From left, actors Kristen Stewart, Garret Hedlund, and Kirsten Dunst pose during a press conference for On the Road at the 65th international film festival, in Cannes, southern France, Wednesday, May 23, 2012. (AP Photo/Francois Mori)

CANNES, France | Fifty-five years after its publication, Jack Kerouac’s “On the Road” finally burned on the big screen, making its world premiere at the Cannes Film Festival.

From left, actors Kristen Stewart, Garret Hedlund, and Kirsten Dunst pose during a press conference for On the Road at the 65th international film festival, in Cannes, southern France, Wednesday, May 23, 2012. (AP Photo/Francois Mori)

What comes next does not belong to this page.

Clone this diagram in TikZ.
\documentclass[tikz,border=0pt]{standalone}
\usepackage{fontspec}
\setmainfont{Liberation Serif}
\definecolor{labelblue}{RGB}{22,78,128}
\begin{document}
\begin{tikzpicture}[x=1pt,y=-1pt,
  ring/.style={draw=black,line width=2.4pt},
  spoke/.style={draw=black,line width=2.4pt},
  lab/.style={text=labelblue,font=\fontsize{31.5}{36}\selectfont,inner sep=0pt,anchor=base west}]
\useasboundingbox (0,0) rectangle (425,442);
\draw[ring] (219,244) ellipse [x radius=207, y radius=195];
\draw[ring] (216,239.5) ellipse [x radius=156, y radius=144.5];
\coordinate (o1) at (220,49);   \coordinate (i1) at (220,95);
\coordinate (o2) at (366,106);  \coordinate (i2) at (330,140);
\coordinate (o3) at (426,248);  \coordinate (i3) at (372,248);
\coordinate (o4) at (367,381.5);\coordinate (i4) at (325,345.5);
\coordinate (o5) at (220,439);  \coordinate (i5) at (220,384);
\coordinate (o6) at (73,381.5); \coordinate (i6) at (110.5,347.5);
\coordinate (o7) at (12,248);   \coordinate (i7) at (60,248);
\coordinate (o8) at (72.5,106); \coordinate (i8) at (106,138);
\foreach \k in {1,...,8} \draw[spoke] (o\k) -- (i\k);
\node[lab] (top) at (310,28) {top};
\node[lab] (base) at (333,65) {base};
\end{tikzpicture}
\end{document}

Walter Salles’ adaptation is the first film production of the classic 1957 novel, which everyone from Marlon Brando to Jean-Luc Godard has circled over the last six decades. The film premiered Wednesday on the French Riviera, far away from the American roads crisscrossed by the book’s Sal Paradise and Dean Moriarty.

“You have to reread it to make it live again,” said Viggo Mortensen, who plays the William S. Burroughs character in the film.

Salles said he covered nearly 100,000 kilometers (more than 62,000 miles) making the film, which he preceded by spending five years researching an as-yet-unreleased documentary.